Running with developer credentials

For developers with no means to install any wrappers as superuser, it's also possible to benefit from pgwatch. For such use cases the "unprivileged" preset metrics profile and the according "DB overview Unprivileged / Developer" are a good starting point as it only assumes existence of pg_stat_statements (which should be available by all cloud providers).

Different source types explained

When adding a new "to be monitored" entry a source type needs to be selected. Following types are available:

postgres

Monitor a single database on a single Postgres instance. Internally monitoring always happens "per DB" not "per cluster" though.

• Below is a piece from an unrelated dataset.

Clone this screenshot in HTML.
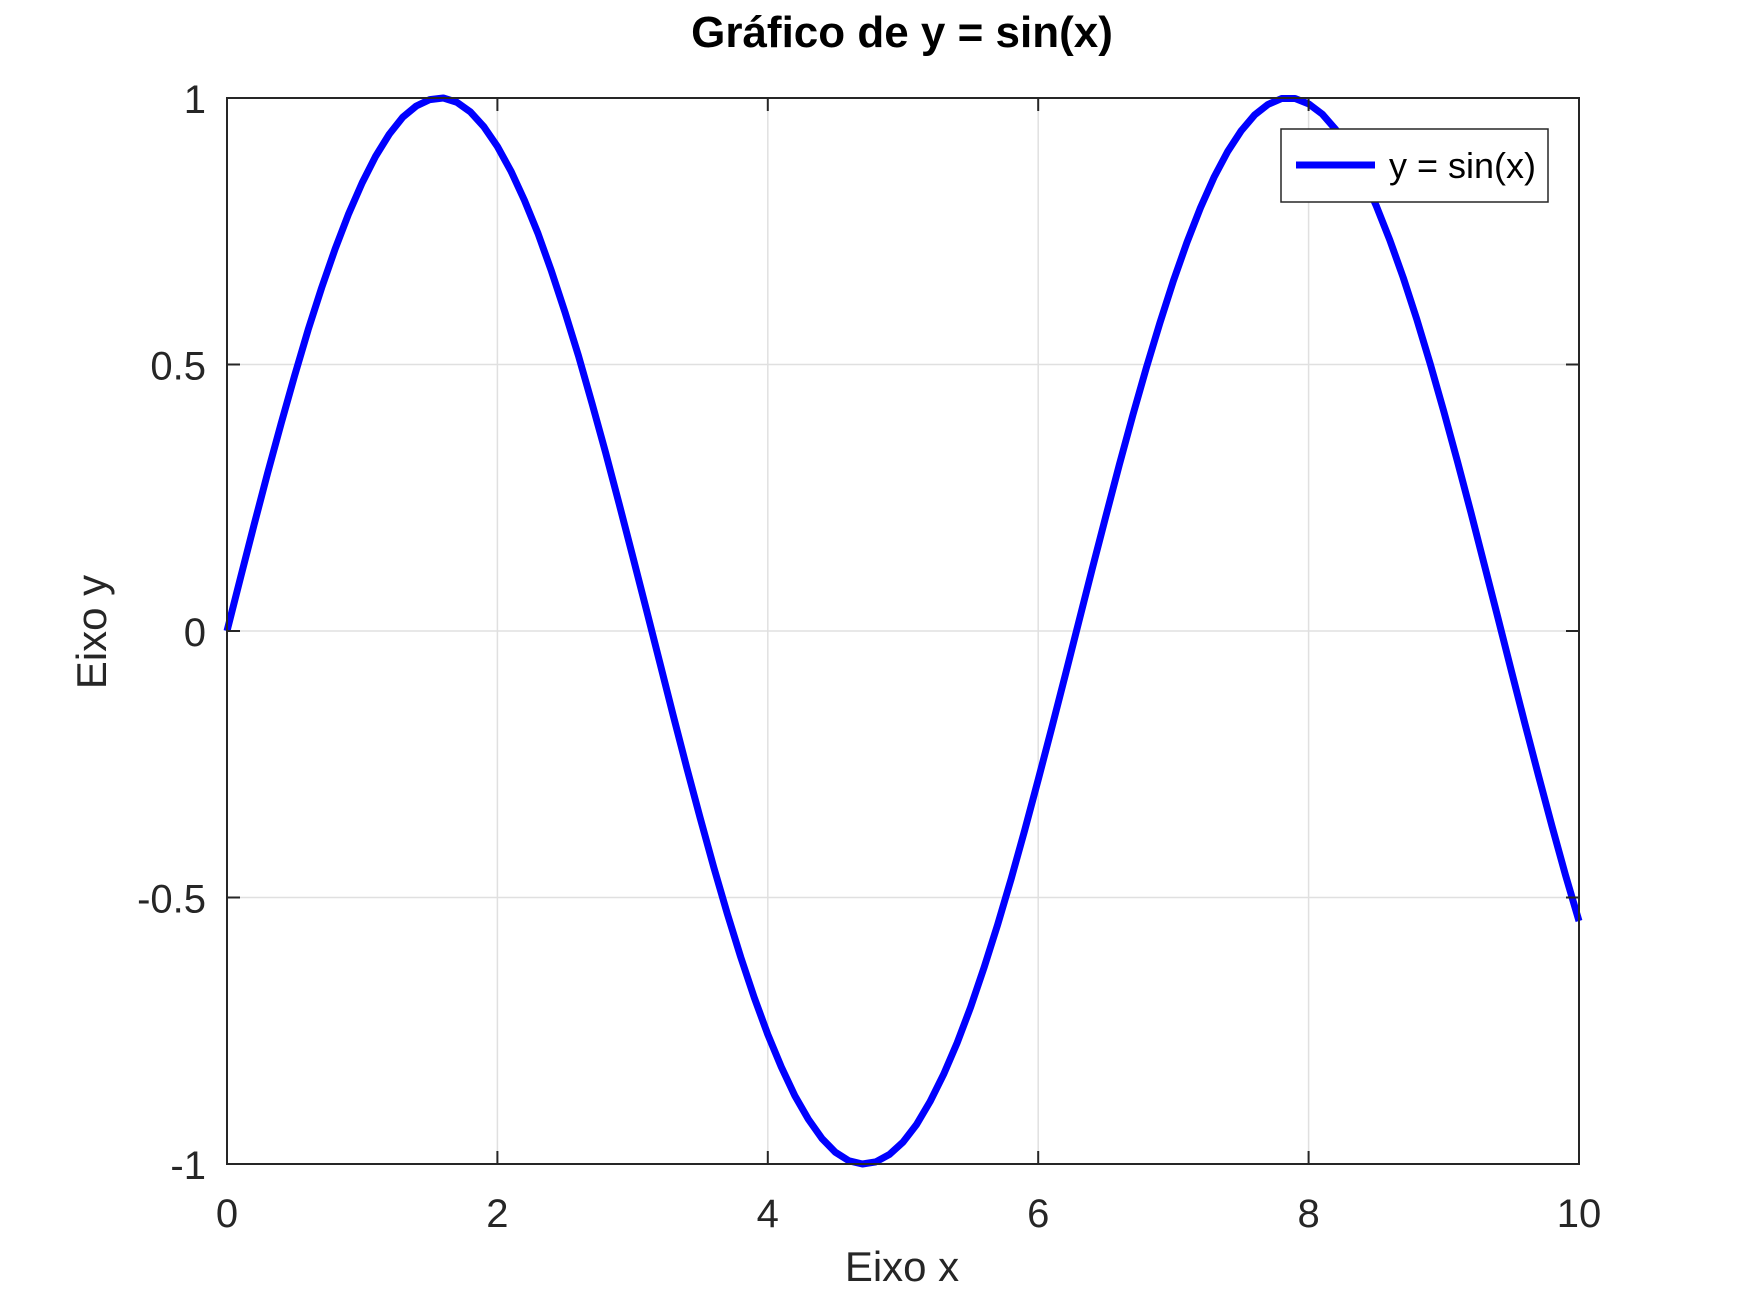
<!DOCTYPE html>
<html><head><meta charset="utf-8"><style>
html,body{margin:0;padding:0;background:#fff;}
svg{display:block;font-family:"Liberation Sans",sans-serif;}
</style></head><body>
<svg id="chart" width="1744" height="1308" viewBox="0 0 1744 1308">
<rect x="0" y="0" width="1744" height="1308" fill="#fff"/>
<g id="grid"></g>
<g id="series"></g>
<rect x="227" y="98" width="1352" height="1066" fill="none" stroke="#262626" stroke-width="2"/>
<g id="ticks"></g>
<text x="902" y="47" font-size="44" font-weight="bold" text-anchor="middle" fill="#000">Gráfico de y = sin(x)</text>
<text x="902" y="1281" font-size="42" text-anchor="middle" fill="#262626">Eixo x</text>
<text x="0" y="0" font-size="42" text-anchor="middle" fill="#262626" transform="translate(106,632) rotate(-90)">Eixo y</text>
<g>
<rect x="1281" y="129" width="267" height="73" fill="#fff" stroke="#262626" stroke-width="1.5"/>
<line x1="1296" y1="165" x2="1375" y2="165" stroke="#0000ff" stroke-width="7"/>
<text x="1389" y="178" font-size="36" fill="#000">y = sin(x)</text>
</g>
</svg>
<script>
const xs = [];
for (let i = 0; i <= 100; i++) xs.push(i / 10);
const ys = [0,.100,.199,.296,.389,.479,.565,.644,.717,.783,.841,.891,.932,.964,.985,.997,1.000,.992,.974,.946,.909,.863,.808,.746,.675,.598,.516,.427,.335,.239,.141,.042,-.058,-.158,-.256,-.351,-.443,-.530,-.612,-.688,-.757,-.818,-.872,-.916,-.952,-.978,-.994,-1.000,-.996,-.982,-.959,-.926,-.883,-.832,-.773,-.706,-.631,-.551,-.465,-.374,-.279,-.182,-.083,.017,.117,.215,.312,.405,.494,.578,.657,.729,.794,.851,.899,.938,.968,.988,.999,.999,.989,.970,.941,.903,.855,.798,.734,.663,.585,.501,.412,.319,.223,.124,.025,-.075,-.174,-.271,-.366,-.458,-.544];
const xTicks = [0,2,4,6,8,10];
const xTickLabels = ["0","2","4","6","8","10"];
const yTicks = [-1,-0.5,0,0.5,1];
const yTickLabels = ["-1","-0.5","0","0.5","1"];

const L=227,R=1579,T=98,B=1164;
const sx = v => L + (v-0)/(10-0)*(R-L);
const sy = v => B - (v-(-1))/(1-(-1))*(B-T);
const NS="http://www.w3.org/2000/svg";
const grid=document.getElementById('grid'), ticks=document.getElementById('ticks'), series=document.getElementById('series');
function mk(tag, attrs, parent){const e=document.createElementNS(NS,tag);for(const k in attrs)e.setAttribute(k,attrs[k]);parent.appendChild(e);return e;}

xTicks.forEach((v,i)=>{
  const x=sx(v);
  const g=mk('line',{x1:x,y1:T,x2:x,y2:B,stroke:'#e0e0e0','stroke-width':1.5},grid);
  
  
  const t1=mk('line',{x1:x,y1:B,x2:x,y2:B-13,stroke:'#262626','stroke-width':2},ticks);
  
  
  const t2=mk('line',{x1:x,y1:T,x2:x,y2:T+13,stroke:'#262626','stroke-width':2},ticks);
  
  
  const lb=mk('text',{x:x,y:1227,'font-size':40,'text-anchor':'middle',fill:'#262626'},ticks);
  lb.textContent=xTickLabels[i];
  
  
});
yTicks.forEach((v,i)=>{
  const y=sy(v);
  const g=mk('line',{x1:L,y1:y,x2:R,y2:y,stroke:'#e0e0e0','stroke-width':1.5},grid);
  
  
  const t1=mk('line',{x1:L,y1:y,x2:L+13,y2:y,stroke:'#262626','stroke-width':2},ticks);
  
  
  const t2=mk('line',{x1:R,y1:y,x2:R-13,y2:y,stroke:'#262626','stroke-width':2},ticks);
  
  
  const lb=mk('text',{x:206,y:y+15,'font-size':40,'text-anchor':'end',fill:'#262626'},ticks);
  lb.textContent=yTickLabels[i];
  
  
});
const d=xs.map((x,i)=>(i?'L':'M')+sx(x).toFixed(2)+','+sy(ys[i]).toFixed(2)).join(' ');
const p=mk('path',{d:d,fill:'none',stroke:'#0000ff','stroke-width':7,'stroke-linejoin':'round'},series);


</script>
</body></html>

postgres-continuous-discovery

Monitor a whole (or subset of DB-s) of Postgres cluster / instance. Connection string needs to be specified and then the pgwatch daemon will periodically scan the cluster and add any found and not yet monitored DBs to monitoring. In this mode it's also possible to specify regular expressions to include/exclude some database names.

pgbouncer

Use to track metrics from PgBouncer's SHOW STATS command.

pgpool

Use to track joint metrics from Pgpool2's SHOW POOL_NODES and SHOW POOL_PROCESSES commands.

patroni

Patroni is a HA / cluster manager for Postgres that relies on a DCS (Distributed Consensus Store) to store it's state. Typically, in such a setup the nodes come and go, and also it should not matter who is currently the master. To make it easier to monitor such dynamic constellations pgwatch supports reading of cluster node info from all supported DCSs (etcd, Zookeeper, Consul), but currently only for simpler cases with no security applied (which is actually the common case in a trusted environment).

patroni-continuous-discovery

As normal patroni DB type but all DBs (or only those matching the regex if any provided) are monitored.

patroni-namespace-discovery

Similar to patroni-continuous-discovery but all Patroni scopes (clusters) of an ETCD namespace are automatically monitored. Optionally regexes on database names still apply if provided.

Notice

All "continuous" modes expect access to "template1" or "postgres" databases of the specified cluster to determine the database names residing there.